» **Instructions for the task**
Some lines of these records may hold the word "matplotlib"; state how many, using only the number.

» **Records provided**
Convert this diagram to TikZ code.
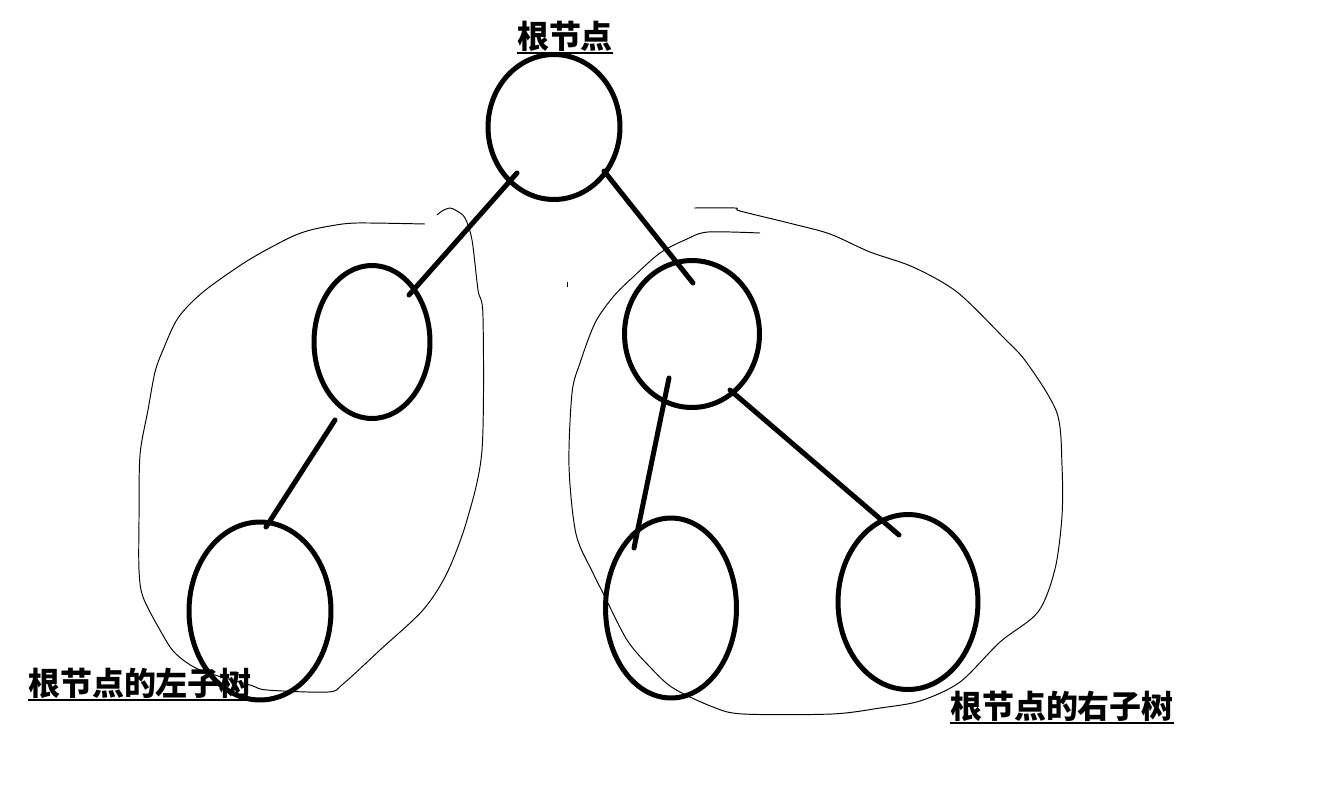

==

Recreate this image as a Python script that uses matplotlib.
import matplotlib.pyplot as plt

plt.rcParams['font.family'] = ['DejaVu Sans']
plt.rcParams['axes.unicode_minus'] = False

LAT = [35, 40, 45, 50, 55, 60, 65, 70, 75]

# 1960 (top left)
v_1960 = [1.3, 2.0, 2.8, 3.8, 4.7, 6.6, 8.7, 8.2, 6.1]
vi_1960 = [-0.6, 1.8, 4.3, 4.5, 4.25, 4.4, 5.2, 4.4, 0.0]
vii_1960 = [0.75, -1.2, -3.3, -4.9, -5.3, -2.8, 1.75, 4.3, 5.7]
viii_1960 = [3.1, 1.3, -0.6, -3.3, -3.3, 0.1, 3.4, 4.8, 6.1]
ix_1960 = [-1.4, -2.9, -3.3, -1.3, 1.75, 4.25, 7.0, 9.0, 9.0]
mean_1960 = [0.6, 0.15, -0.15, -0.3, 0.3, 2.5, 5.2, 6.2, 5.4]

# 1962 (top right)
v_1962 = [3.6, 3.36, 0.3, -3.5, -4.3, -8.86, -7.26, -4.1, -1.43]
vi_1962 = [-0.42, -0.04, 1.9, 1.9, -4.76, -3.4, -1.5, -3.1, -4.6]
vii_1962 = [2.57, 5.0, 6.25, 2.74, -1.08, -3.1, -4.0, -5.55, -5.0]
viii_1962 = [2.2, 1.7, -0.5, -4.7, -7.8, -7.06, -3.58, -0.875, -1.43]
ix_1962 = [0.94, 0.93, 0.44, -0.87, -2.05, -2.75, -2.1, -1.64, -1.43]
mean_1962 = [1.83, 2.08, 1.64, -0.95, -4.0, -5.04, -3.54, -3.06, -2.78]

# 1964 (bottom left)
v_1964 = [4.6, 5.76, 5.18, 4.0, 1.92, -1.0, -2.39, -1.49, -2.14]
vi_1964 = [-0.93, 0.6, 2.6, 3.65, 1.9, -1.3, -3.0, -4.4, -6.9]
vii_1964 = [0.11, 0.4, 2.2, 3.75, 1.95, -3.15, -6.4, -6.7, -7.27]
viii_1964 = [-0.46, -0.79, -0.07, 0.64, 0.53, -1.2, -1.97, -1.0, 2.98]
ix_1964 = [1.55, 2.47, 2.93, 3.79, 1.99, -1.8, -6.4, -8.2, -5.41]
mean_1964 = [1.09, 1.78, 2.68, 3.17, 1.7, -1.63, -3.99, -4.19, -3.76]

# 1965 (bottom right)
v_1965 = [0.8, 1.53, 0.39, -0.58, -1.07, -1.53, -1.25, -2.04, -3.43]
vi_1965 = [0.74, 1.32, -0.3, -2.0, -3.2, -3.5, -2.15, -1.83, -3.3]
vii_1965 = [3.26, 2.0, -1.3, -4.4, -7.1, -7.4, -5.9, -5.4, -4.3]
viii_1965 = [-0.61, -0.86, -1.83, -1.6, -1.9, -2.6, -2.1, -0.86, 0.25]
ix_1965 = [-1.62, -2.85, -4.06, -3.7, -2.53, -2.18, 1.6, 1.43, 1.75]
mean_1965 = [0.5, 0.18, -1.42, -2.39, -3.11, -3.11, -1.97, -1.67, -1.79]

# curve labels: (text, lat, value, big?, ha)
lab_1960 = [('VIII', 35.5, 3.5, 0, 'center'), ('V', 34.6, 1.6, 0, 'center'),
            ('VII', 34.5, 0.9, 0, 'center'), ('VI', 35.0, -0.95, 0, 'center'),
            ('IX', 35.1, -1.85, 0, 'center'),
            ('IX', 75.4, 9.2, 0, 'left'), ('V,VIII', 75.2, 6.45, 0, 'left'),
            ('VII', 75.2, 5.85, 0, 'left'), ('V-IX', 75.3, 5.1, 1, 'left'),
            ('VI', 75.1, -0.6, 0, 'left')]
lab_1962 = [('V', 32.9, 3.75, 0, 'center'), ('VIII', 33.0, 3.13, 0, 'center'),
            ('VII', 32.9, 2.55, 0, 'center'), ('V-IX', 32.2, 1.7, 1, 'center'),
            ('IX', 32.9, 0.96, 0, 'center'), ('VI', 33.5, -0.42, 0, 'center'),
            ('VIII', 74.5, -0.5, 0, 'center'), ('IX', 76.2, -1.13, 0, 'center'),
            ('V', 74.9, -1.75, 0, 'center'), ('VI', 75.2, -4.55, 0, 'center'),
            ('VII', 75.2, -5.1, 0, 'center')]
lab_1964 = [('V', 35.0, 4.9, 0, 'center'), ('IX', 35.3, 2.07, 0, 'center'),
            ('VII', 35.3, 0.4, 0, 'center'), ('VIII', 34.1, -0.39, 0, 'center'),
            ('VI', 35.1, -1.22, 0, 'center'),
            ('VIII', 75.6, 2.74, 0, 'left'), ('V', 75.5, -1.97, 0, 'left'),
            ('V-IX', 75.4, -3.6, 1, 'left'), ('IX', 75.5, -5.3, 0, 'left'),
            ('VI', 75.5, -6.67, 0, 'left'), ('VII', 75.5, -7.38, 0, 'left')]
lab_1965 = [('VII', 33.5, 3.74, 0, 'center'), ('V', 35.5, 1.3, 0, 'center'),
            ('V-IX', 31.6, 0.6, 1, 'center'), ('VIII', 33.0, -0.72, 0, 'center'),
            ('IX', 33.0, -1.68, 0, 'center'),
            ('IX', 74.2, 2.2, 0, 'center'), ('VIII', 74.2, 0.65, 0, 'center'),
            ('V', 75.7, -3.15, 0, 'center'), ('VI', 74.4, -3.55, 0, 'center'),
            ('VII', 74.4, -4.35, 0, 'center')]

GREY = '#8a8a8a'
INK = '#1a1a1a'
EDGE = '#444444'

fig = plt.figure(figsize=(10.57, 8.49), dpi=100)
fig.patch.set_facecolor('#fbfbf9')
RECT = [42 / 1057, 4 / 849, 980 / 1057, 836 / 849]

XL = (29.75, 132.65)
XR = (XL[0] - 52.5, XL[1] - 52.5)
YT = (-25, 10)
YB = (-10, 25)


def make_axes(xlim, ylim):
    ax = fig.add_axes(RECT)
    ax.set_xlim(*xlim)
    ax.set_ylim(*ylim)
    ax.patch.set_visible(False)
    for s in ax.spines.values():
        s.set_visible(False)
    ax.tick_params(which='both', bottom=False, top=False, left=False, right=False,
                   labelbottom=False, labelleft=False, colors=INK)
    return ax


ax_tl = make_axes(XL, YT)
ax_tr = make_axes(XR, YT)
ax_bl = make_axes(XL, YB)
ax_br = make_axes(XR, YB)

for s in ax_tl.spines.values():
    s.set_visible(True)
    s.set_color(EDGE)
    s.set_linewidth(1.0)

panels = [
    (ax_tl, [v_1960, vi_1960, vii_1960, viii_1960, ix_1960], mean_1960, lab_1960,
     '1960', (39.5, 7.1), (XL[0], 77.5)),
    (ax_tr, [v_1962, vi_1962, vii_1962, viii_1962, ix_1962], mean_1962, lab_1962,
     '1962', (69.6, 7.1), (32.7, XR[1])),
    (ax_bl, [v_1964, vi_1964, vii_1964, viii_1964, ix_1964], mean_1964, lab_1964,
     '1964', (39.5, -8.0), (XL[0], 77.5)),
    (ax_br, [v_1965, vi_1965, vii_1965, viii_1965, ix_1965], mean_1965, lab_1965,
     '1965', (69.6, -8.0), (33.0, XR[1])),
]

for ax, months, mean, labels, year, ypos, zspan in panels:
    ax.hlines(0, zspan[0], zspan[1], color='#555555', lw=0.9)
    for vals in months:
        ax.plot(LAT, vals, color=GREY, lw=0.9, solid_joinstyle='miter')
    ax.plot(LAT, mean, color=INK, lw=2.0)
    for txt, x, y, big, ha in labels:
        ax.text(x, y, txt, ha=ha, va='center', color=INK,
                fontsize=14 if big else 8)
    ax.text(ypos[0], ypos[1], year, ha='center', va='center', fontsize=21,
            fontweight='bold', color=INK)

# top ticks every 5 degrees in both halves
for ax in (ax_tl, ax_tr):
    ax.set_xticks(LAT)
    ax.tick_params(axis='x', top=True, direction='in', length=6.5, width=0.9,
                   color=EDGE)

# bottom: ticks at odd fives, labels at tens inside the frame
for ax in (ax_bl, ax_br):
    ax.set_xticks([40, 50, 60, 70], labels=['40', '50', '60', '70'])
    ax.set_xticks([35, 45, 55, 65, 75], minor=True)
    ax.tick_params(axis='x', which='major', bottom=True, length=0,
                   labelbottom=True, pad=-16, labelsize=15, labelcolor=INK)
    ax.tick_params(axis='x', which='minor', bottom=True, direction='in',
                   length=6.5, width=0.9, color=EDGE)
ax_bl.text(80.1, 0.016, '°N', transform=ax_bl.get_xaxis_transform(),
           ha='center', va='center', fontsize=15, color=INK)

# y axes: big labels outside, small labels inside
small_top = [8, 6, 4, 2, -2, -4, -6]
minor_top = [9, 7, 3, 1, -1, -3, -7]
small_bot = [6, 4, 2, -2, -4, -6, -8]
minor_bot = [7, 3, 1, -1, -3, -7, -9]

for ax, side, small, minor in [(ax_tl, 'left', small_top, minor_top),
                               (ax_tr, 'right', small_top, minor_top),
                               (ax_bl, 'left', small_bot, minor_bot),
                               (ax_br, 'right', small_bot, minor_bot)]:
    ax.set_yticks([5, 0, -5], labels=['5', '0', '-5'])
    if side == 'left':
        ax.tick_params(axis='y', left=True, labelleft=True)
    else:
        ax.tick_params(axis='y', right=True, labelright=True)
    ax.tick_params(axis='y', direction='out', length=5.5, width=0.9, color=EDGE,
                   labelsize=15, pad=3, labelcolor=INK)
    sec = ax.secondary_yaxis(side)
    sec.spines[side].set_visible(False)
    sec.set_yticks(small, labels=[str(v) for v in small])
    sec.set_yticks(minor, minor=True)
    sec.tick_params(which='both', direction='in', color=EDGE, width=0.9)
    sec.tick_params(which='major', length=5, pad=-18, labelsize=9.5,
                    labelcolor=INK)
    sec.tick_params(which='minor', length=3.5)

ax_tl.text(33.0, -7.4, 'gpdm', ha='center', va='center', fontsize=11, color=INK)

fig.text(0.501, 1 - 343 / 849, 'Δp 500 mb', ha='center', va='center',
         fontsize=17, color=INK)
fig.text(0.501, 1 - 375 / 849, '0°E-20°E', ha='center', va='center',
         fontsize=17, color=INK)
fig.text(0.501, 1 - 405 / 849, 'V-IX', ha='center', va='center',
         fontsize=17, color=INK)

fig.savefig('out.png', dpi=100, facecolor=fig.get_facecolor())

» **Task solution**
2